When Nietzsche had reached this conclusion, he turned to the closer examination of his own Europe. In the music of Tristan and Isolde he heard, or thought he heard, the old Dionysian strains. He believed that Europe was about to enter, through Wagner, into a repetition of the spiritual history of the Greeks. Dionysos, he thought, had come to Europe.
And if the events in Greece were to be repeated in Europe, we were already on the threshold of the new era. With Dionysos at our gates, and the spirit of joy, freedom, excess; the spirit of pure energy, the old cry of life desiring to renew itself—how could a chosen disciple of Dionysos be silent?
Nietzsche threw himself into the struggle, even as he believed Dionysos, the spirit of life itself, had already done. For was not Dionysos “The spirit of the years to come, Yearning to mix himself with life?”
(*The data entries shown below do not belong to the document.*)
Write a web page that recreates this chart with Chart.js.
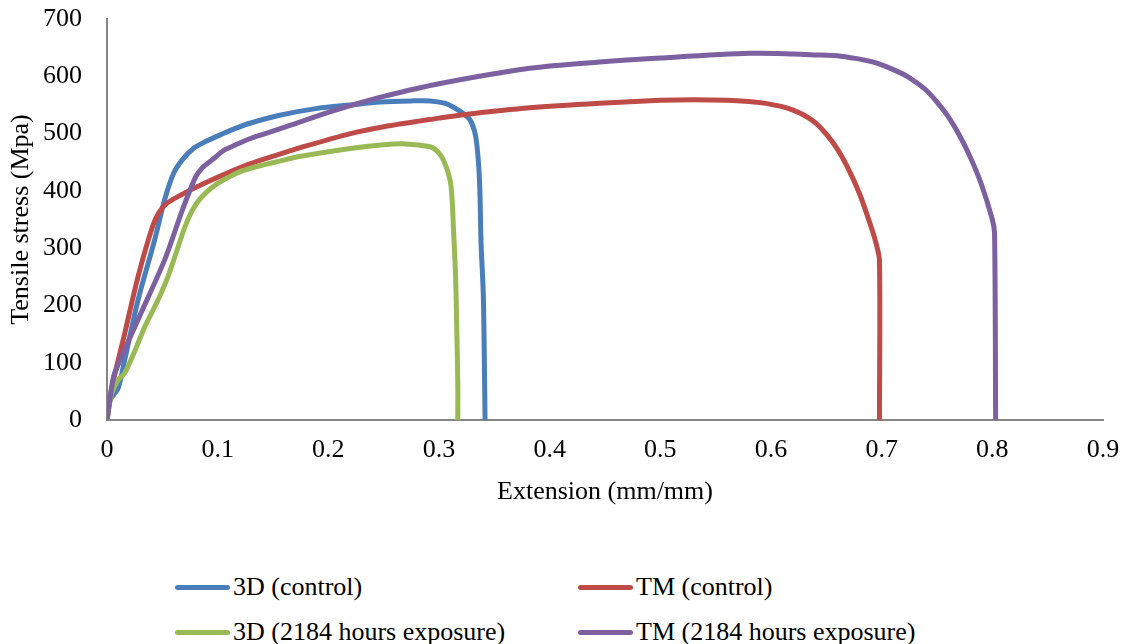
<!DOCTYPE html>
<html>
<head>
<meta charset="utf-8">
<script src="https://cdn.jsdelivr.net/npm/chart.js@4.4.1/dist/chart.umd.min.js"></script>
<style>
  html, body { margin: 0; padding: 0; background: #fff; }
  #wrap { position: relative; width: 1131px; height: 644px; }
  #chartBox { position: absolute; left: 0; top: 0; width: 1131px; height: 520px; }
  .leg { position: absolute; display: flex; align-items: center; font-family: 'Liberation Serif', 'Times New Roman', serif; font-size: 26px; color: #000; white-space: nowrap; }
  .leg span.sw { display: inline-block; width: 55px; height: 5px; border-radius: 3px; margin-right: 3px; }
</style>
</head>
<body>
<div id="wrap">
  <div id="chartBox"><canvas id="tensileChart"></canvas></div>
  <div id="legend"></div>
</div>
<script>
// Series labels and colours
const seriesNames = ['3D (control)', 'TM (control)', '3D (2184 hours exposure)', 'TM (2184 hours exposure)'];
const seriesColors = ['#4a7ebb', '#be4b48', '#98b954', '#7d60a0'];

// 3D (control)
const x3dControl = [0, 0.003, 0.01, 0.016, 0.028, 0.043, 0.052, 0.06, 0.068, 0.078, 0.089, 0.105, 0.116, 0.129, 0.156, 0.19, 0.22, 0.247, 0.275, 0.292, 0.305, 0.313, 0.322, 0.328, 0.332, 0.334, 0.336, 0.337, 0.338, 0.340, 0.341, 0.3416];
const y3dControl = [0, 35, 55, 105, 209, 314, 384, 430, 454, 474, 486, 500, 509, 518, 532, 544, 550, 555, 557, 557, 553, 546, 535, 524, 505, 484, 440, 396, 309, 221, 100, 0];

// TM (control)
const xTmControl = [0, 0.0045, 0.016, 0.028, 0.041, 0.047, 0.054, 0.064, 0.089, 0.116, 0.129, 0.156, 0.174, 0.22, 0.25, 0.3, 0.322, 0.382, 0.445, 0.5, 0.53, 0.56, 0.58, 0.59, 0.60, 0.61, 0.62, 0.63, 0.64, 0.65, 0.66, 0.67, 0.68, 0.69, 0.695, 0.698, 0.698];
const yTmControl = [0, 58, 151, 250, 337, 362, 378, 390, 414, 437, 447, 464, 475, 500, 512, 527, 533, 545, 553, 558, 559, 558, 556, 554, 551, 547, 541, 532, 519, 499, 473, 438, 395, 340, 308, 279, 0];

// 3D (2184 hours exposure)
const x3dExposed = [0, 0.004, 0.010, 0.016, 0.025, 0.034, 0.045, 0.055, 0.063, 0.07, 0.076, 0.082, 0.089, 0.1, 0.116, 0.129, 0.156, 0.174, 0.22, 0.247, 0.27, 0.292, 0.298, 0.304, 0.31, 0.312, 0.313, 0.315, 0.316, 0.317, 0.317];
const y3dExposed = [0, 45, 70, 82, 120, 162, 205, 250, 295, 335, 362, 381, 396, 413, 430, 439, 452, 460, 474, 480, 482, 477, 470, 454, 419, 380, 337, 250, 163, 60, 0];

// TM (2184 hours exposure)
const xTmExposed = [0, 0.004, 0.007, 0.028, 0.052, 0.068, 0.080, 0.086, 0.095, 0.105, 0.116, 0.129, 0.156, 0.174, 0.2, 0.22, 0.25, 0.3, 0.382, 0.445, 0.5, 0.581, 0.62, 0.645, 0.66, 0.68, 0.69, 0.70, 0.71, 0.72, 0.73, 0.74, 0.75, 0.76, 0.77, 0.78, 0.79, 0.80, 0.802, 0.803];
const yTmExposed = [0, 55, 82, 175, 279, 366, 424, 440, 454, 470, 480, 491, 508, 520, 537, 549, 565, 587, 614, 625, 632, 640, 639, 637, 636, 630, 626, 620, 612, 603, 591, 576, 555, 530, 498, 459, 412, 350, 326, 0];

// Axis ticks
const xTicks = [0, 0.1, 0.2, 0.3, 0.4, 0.5, 0.6, 0.7, 0.8, 0.9];
const yTicks = [0, 100, 200, 300, 400, 500, 600, 700];

const serifFont = { family: "'Liberation Serif', 'Times New Roman', serif", size: 26 };

function toPoints(xs, ys) {
    return xs.map((x, i) => ({ x: x, y: ys[i] }));
}

const allX = [x3dControl, xTmControl, x3dExposed, xTmExposed];
const allY = [y3dControl, yTmControl, y3dExposed, yTmExposed];

const datasets = seriesNames.map((name, i) => ({
    label: name,
    data: toPoints(allX[i], allY[i]),
    borderColor: seriesColors[i],
    backgroundColor: seriesColors[i],
    borderWidth: 5,
    showLine: true,
    pointRadius: 0,
    tension: 0.3,
    borderCapStyle: 'round',
    borderJoinStyle: 'round',
    order: 4 - i // later series on top, like the original
}));

new Chart(document.getElementById('tensileChart'), {
    type: 'scatter',
    data: { datasets: datasets },
    options: {
        responsive: true,
        maintainAspectRatio: false,
        animation: false,
        layout: { padding: { top: 19, right: 28, left: 0, bottom: 0 } },
        plugins: {
            legend: { display: false },
            tooltip: { enabled: false }
        },
        scales: {
            x: {
                type: 'linear',
                min: 0,
                max: 0.9,
                afterBuildTicks: (scale) => { scale.ticks = xTicks.map(v => ({ value: v })); },
                afterFit: (scale) => {
                    scale.height = 100;
                    scale.paddingLeft = 0;
                    scale.paddingRight = 0;
                },
                grid: { display: false, drawTicks: false },
                border: { display: true, color: '#868686', width: 2 },
                ticks: { color: '#000', font: serifFont, padding: 15, maxRotation: 0,
                         callback: (v) => String(Math.round(v * 10) / 10) },
                title: { display: true, text: 'Extension (mm/mm)', color: '#000', font: serifFont, padding: { top: 0, bottom: 12 } }
            },
            y: {
                min: 0,
                max: 700,
                afterBuildTicks: (scale) => { scale.ticks = yTicks.map(v => ({ value: v })); },
                afterFit: (scale) => {
                    scale.width = 107;
                    // labels sit 25px left of the axis; keep that gap out of the vertical padding
                    scale.paddingTop = 0;
                    scale.paddingBottom = 0;
                },
                grid: { display: false, drawTicks: false },
                border: { display: true, color: '#868686', width: 2 },
                ticks: { color: '#000', font: serifFont, padding: 25 },
                title: { display: true, text: 'Tensile stress (Mpa)', color: '#000', font: serifFont, padding: { top: 6, bottom: 0 } }
            }
        }
    }
});

// Two-column legend under the chart, in the original's row order
const legendPos = [[175, 587], [578, 587], [175, 632], [578, 632]];
const legendEl = document.getElementById('legend');
seriesNames.forEach((name, i) => {
    const item = document.createElement('div');
    item.className = 'leg';
    item.style.left = legendPos[i][0] + 'px';
    item.style.top = (legendPos[i][1] - 16) + 'px';
    item.style.height = '32px';
    item.innerHTML = `<span class="sw" style="background:${seriesColors[i]}"></span>${name}`;
    legendEl.appendChild(item);
});
</script>
</body>
</html>
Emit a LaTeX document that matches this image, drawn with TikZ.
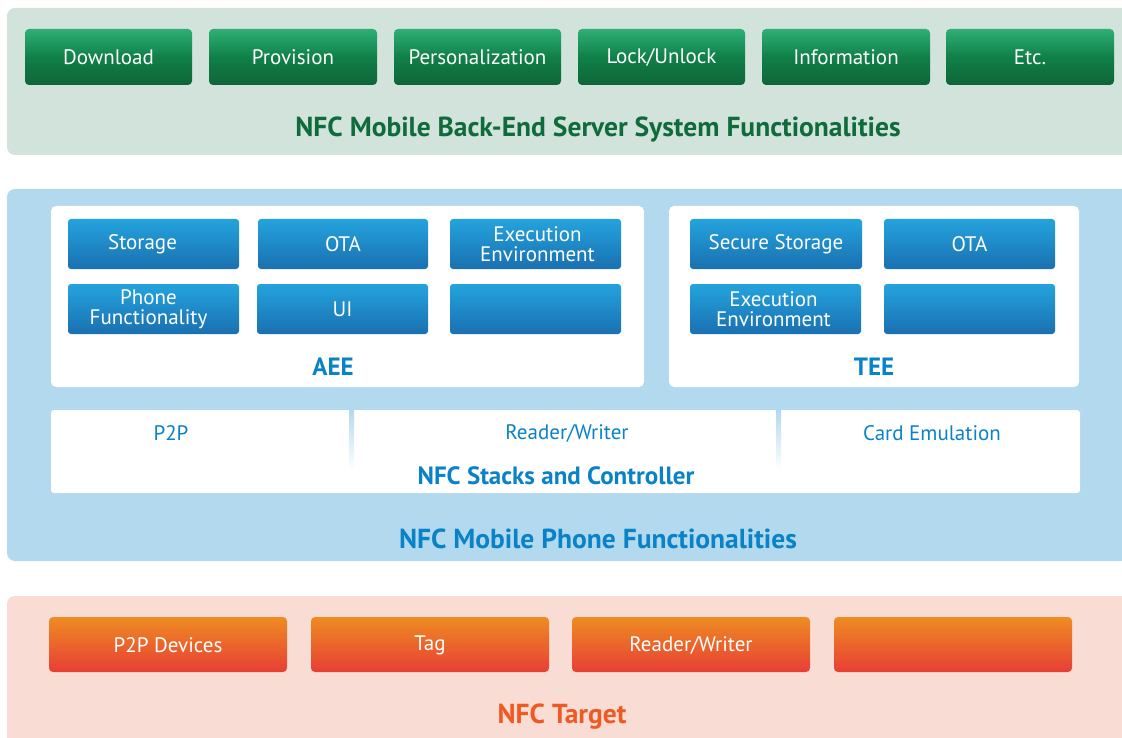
\documentclass[tikz,border=0pt]{standalone}
\usepackage{fontspec}
\setmainfont{PT Sans}
\definecolor{gpanel}{HTML}{D2E3DB}
\definecolor{bpanel}{HTML}{B3D9EE}
\definecolor{opanel}{HTML}{F9DDD4}
\definecolor{gtop}{HTML}{2EAF75}
\definecolor{gmid}{HTML}{108048}
\definecolor{gbot}{HTML}{0E6537}
\definecolor{btop}{HTML}{24A3DE}
\definecolor{bbot}{HTML}{1A70B0}
\definecolor{otop}{HTML}{EE8C22}
\definecolor{obot}{HTML}{E83E35}
\definecolor{gtitle}{HTML}{0F6B3A}
\definecolor{btitle}{HTML}{0A82C8}
\definecolor{otitle}{HTML}{EE5A24}
\tikzset{
  panel/.style={rounded corners=8pt},
  gbtn/.style={rounded corners=4pt, top color=gtop, bottom color=gbot, middle color=gmid},
  bbtn/.style={rounded corners=3pt, top color=btop, bottom color=bbot},
  obtn/.style={rounded corners=4pt, top color=otop, bottom color=obot},
  btxt/.style={text=white, font=\fontsize{21}{21}\selectfont, align=center},
  btxt2/.style={text=white, font=\fontsize{21}{20.5}\selectfont, align=center},
  wbox/.style={fill=white, rounded corners=5pt},
  ttl/.style={font=\fontsize{27.5}{27.5}\selectfont\bfseries},
  sttl/.style={font=\fontsize{25}{25}\selectfont\bfseries, text=btitle},
  stxt/.style={font=\fontsize{21}{21}\selectfont, text=btitle},
}
\begin{document}
\begin{tikzpicture}[x=1pt,y=-1pt]
\clip (0,0) rectangle (1122,738);
\fill[white] (0,0) rectangle (1122,738);
% top panel
\fill[gpanel,panel] (7,8) rectangle (1140,155);
\foreach \n/\a/\b/\t in {dl/25/192/Download, pv/209/377/Provision, ps/394/561/Personalization, lk/578/745/Lock\slash Unlock, inf/762/930/Information, etc/946/1114/Etc.}{
  \shade[gbtn] (\a,29) rectangle (\b,85);
  \node[btxt] (\n) at ({(\a+\b)/2},57) {\t};
}
\node[ttl, text=gtitle] (srv) at (598,130) {NFC Mobile Back-End Server System Functionalities};
% middle panel
\fill[bpanel,panel] (7,189) rectangle (1140,561);
\fill[wbox] (51,206) rectangle (644,387);
\fill[wbox] (669,206) rectangle (1079,387);
\foreach \n/\a/\b/\y/\d/\t in {st/68/239/219/-11/Storage, ota/258/428/219/0/OTA, ee/450/621/219/2/{Execution\\Environment}, pf/68/239/284/-5/{Phone\\Functionality}, ui/257/428/284/0/UI, ae/450/621/284/0/{}, ss/690/862/219/0/Secure Storage, tota/884/1055/219/0/OTA, tee2/690/861/284/-2/{Execution\\Environment}, te/884/1055/284/0/{}}{
  \shade[bbtn] (\a,\y) rectangle (\b,\y+50);
  \node[btxt2] (\n) at ({(\a+\b)/2+\d},\y+25) {\t};
}
\node[sttl] (aee) at (333,367) {AEE};
\node[sttl] (tee) at (874,367) {TEE};
\fill[wbox, rounded corners=3pt] (51,410) rectangle (1080,493);
\shade[top color=bpanel, bottom color=white] (349,410) rectangle (354,470);
\shade[top color=bpanel, bottom color=white] (776,410) rectangle (781,470);
\node[stxt] (p2p) at (171,433) {P2P};
\node[stxt] (rw) at (567,433) {Reader/Writer};
\node[stxt] (ce) at (932,433) {Card Emulation};
\node[sttl] (nsc) at (556,476) {NFC Stacks and Controller};
\node[ttl, text=btitle] (mob) at (598,539) {NFC Mobile Phone Functionalities};
% bottom panel
\fill[opanel,panel] (7,596) rectangle (1140,760);
\foreach \n/\a/\b/\t in {pd/49/287/{P2P Devices}, tag/311/549/{Tag}, orw/572/810/{Reader/Writer}, oe/834/1072/{}}{
  \shade[obtn] (\a,617) rectangle (\b,672);
  \node[btxt] (\n) at ({(\a+\b)/2},645) {\t};
}
\node[ttl, text=otitle] (tgt) at (562,717) {NFC Target};
\end{tikzpicture}
\end{document}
Later, he regretted having mistaken Wagner for a genuine Dionysian, and reflected that the Dionysian swans of his enthusi.asm were no more than geese. But he never doubted that the history of the Greeks was about to be repeated. Failing Wagner, he himself would be the Dionysian initiator. He would transform Europe, and deliver men’s minds from the dull oppression of Apollo.
He began from that time the enormous labour of turning the Dionysian criticism on the whole fabric of European civilisation.
If he is so largely negative in his effects,the cause is not to be sought so much in him as in the times.
Positive doctrines he had in abundance. Later in life he deplored the negations into which he had been led. But the work of undermining the foundations of modern thought occupied too large a part of a comparatively brief life.
Hence we see in his work more of the struggle and less of the triumph of Dionysos. Even in this it is Greek history repeated, for Dionysos also was defeated at first.